L’aborto basato sul genere
In Nepal è praticato per motivi di ordine economica, culturale, sociale l'aborto su selezione di genere. Da questa realtà apparentemente lontana suggestioni per riflettere sull'aborto.

Dal quando il Nepal ha legalizzato l’aborto nel 2002 sono cresciuti in maniera esponenziale gli aborti basati sul genere. Almeno 50.000 aborti l’anno sono eseguiti quando i genitori scoprono che il nascituro è di genere femminile. Il codice civile del Paese vieta l’interruzione di gravidanza basata sulla selezione di genere, punita con la pena di due anni di detenzione, eppure molte cliniche non rispettano la legge. La prova di questa carneficina è la marcata diminuzione del tasso di natalità femminile. Gli ultimi dati risalenti ad uno studio condotto nel 2013 dal gruppo del ricercatore britannico Melanie Dawn Frost ha rilevato che c’erano in proporzione 742 ragazze per 1000 ragazzi nel periodo 2007-2010, rispetto alle 1.021 ragazze per 1000 ragazzi del 1998-2000.
Le cause dell’aborto su selezione di genere sarebbero principalmente di ordine culturale: le donne sono considerate un onere economico a causa della dote, e, abbandonando la famiglia di origine presto per sposarsi, risultano una risorsa più per le famiglie dei suoceri. La misoginia, ben radicata nelle tradizioni del Paese, è da pochi riconosciuta come un problema e da pochissimi combattuta. Un’indagine demografica condotta in Nepal ha rilevato che il numero di aborti basati sul genere sarebbe nelle città due volte più alto rispetto alle zone rurali; più frequente nelle famiglie istruite e ricche, aumentando proporzionalmente con il loro reddito. Il costo usuale di un aborto è di circa US $ 10-15, anche se, considerando il periodo di gestazione e altri fattori, il costo può salire a US $ 150 o più.
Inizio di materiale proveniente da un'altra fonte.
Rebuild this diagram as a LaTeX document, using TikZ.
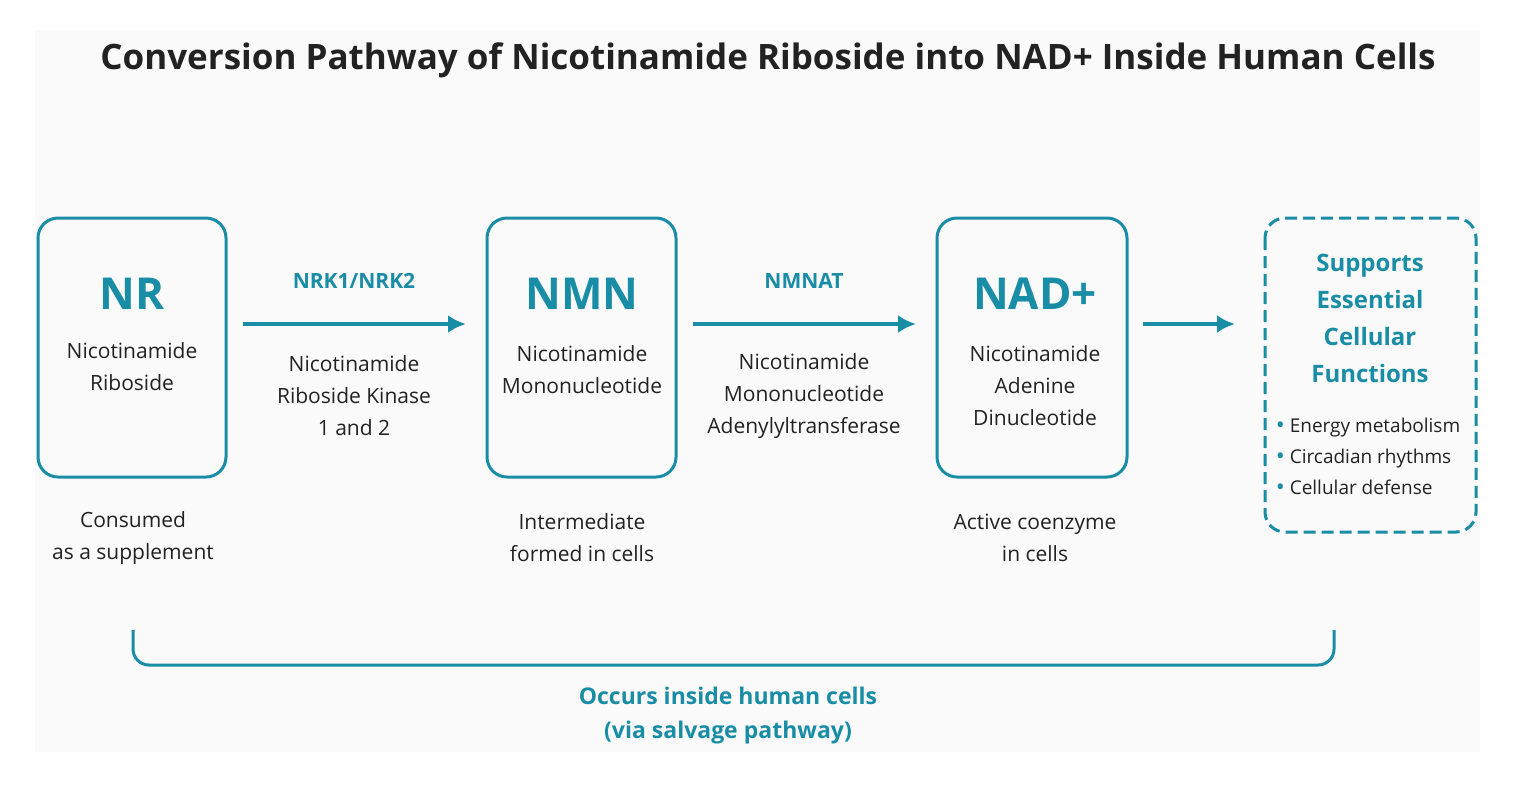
\documentclass[tikz,border=0pt]{standalone}
\usepackage{fontspec}
\usetikzlibrary{arrows.meta}
\setmainfont{Open Sans}
\begin{document}
\definecolor{teal1}{HTML}{1A8DA6}
\definecolor{ink}{HTML}{222222}
\newcommand{\tbul}{\textcolor{teal1}{\raisebox{-0.15ex}{\large\textbullet}}}
\begin{tikzpicture}[x=0.5pt,y=-0.5pt,
 box/.style={draw=teal1,line width=1.5pt,rounded corners=10pt},
 arr/.style={draw=teal1,line width=2pt,-{Latex[length=9pt,width=9pt]}},
 big/.style={text=teal1,font=\fontsize{22}{26}\selectfont\bfseries},
 body/.style={text=ink,font=\fontsize{10.5}{16}\selectfont,align=center},
 enz/.style={text=teal1,font=\fontsize{10.5}{14}\selectfont\bfseries}]
\useasboundingbox (0,0) rectangle (1514,784);
\fill[white] (0,0) rectangle (1514,784);
\fill[black!2] (35,30) rectangle (1480,752);
\node[text=ink,font=\fontsize{17.5}{20}\selectfont\bfseries] (title) at (768,60) {Conversion Pathway of Nicotinamide Riboside into NAD+ Inside Human Cells};
\draw[box] (38,218) rectangle (226,477);
\draw[box] (487,218) rectangle (676,477);
\draw[box] (937,218) rectangle (1127,477);
\draw[box,dashed,dash pattern=on 6pt off 3pt] (1265,218) rectangle (1476,532);
\node[big] (nr) at (132,294) {NR};
\node[body] (nrt) at (132,367) {Nicotinamide\\Riboside};
\node[big] (nmn) at (582,294) {NMN};
\node[body] (nmnt) at (582,370) {Nicotinamide\\Mononucleotide};
\node[big] (nad) at (1035,294) {NAD+};
\node[body] (nadt) at (1035,386) {Nicotinamide\\Adenine\\Dinucleotide};
\coordinate (a1s) at (243,324); \coordinate (a1e) at (466,324);
\coordinate (a2s) at (693,324); \coordinate (a2e) at (916,324);
\coordinate (a3s) at (1143,324); \coordinate (a3e) at (1235,324);
\draw[arr] (a1s) -- (a1e);
\draw[arr] (a2s) -- (a2e);
\draw[arr] (a3s) -- (a3e);
\node[enz] (e1) at (354,281) {NRK1/NRK2};
\node[body] (e1t) at (354,396) {Nicotinamide\\Riboside Kinase\\1 and 2};
\node[enz] (e2) at (804,281) {NMNAT};
\node[body] (e2t) at (804,396) {Nicotinamide\\Mononucleotide\\Adenylyltransferase};
\node[text=teal1,font=\fontsize{12}{18.5}\selectfont\bfseries,align=center] (sup) at (1370,318) {Supports\\Essential\\Cellular\\Functions};
\node[body,align=left,font=\fontsize{9.5}{15.5}\selectfont] (list) at (1368,457) {\tbul\ Energy metabolism\\\tbul\ Circadian rhythms\\\tbul\ Cellular defense};
\node[body] (c1) at (133,538) {Consumed\\as a supplement};
\node[body] (c2) at (582,538) {Intermediate\\formed in cells};
\node[body] (c3) at (1035,538) {Active coenzyme\\in cells};
\draw[teal1,line width=1.5pt,rounded corners=8pt] (133,630) -- (133,665) -- (1334,665) -- (1334,630);
\node[text=teal1,font=\fontsize{11.5}{17}\selectfont\bfseries,align=center] (occ) at (728,716) {Occurs inside human cells\\(via salvage pathway)};
\end{tikzpicture}
\end{document}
L’aborto basato sulla selezione di genere è una fonte di ricchezza per molte cliniche private, soprattutto per chi lo pratica in modo illegale mettendo a rischio anche la vita delle donne. Quasi metà degli aborti praticati sono stimati pericolosi.
L’aborto su selezione di genere in Nepal è considerato per proporzioni un problema mondiale. Secondo l’Organizzazione mondiale della Sanità, sono eseguiti circa 22 milioni di aborti illegali, causando la morte di 47.000 donne e la mutilazione di 5 milioni, senza considerare che circa il 30% delle donne che abortisce in Nepal è adolescente. Il ricorso a pratiche di contraccezione e la reiterata pratica dell’aborto causa nelle donne anche un significante calo della fertilità.
La pratica dell’aborto è diventata uno strumento nelle mani di una società patriarcale per esercitare il potere sulle donne e alimentare lo stigma della discriminazione sul genere femminile ancora prima della nascita, trattando poi le donne come macchine da riproduzione selettiva. La pratica dell’aborto, legalizzata originariamente pensando che la pianificazione familiare potesse sollevare le famiglie dai problemi economici, è diventata col tempo un mezzo per esercitare un controllo sulle donne discriminate fin dal concepimento. L’Organizzazione mondiale della Sanità parla di emergenza mondiale perché in Nepal si praticherebbe l’aborto di genere, consentendo ai bambini maschi di nascere e impedendolo alle femmine. Tutto questo è indubbiamente riprovevole, eppure la questione di genere non ci sembra un “problema originario” quanto un “problema derivato”. Non ha diritto forse anche il nascituro in quanto tale, dunque a prescindere dal genere, di nascere senza che altri decida per lui?
Paradosso dei paradossi: un bambino ha diritto di nascere senza essere discriminato sul genere, ma non ha diritto di nascere a prescindere dal suo genere. Se si può decidere sulla sua vita ma non sul suo genere, i diritti del nascituro sono diritti basati sul genere o sulla condizione umana? L’Organizzazione mondiale della Sanità considera un problema mondiale l’aborto basato sulla selezione di genere, in Nepal, ma considera un “diritto” l’aborto praticato a prescindere dal genere in tutto il mondo. Mancanza di prospettiva “glocale”?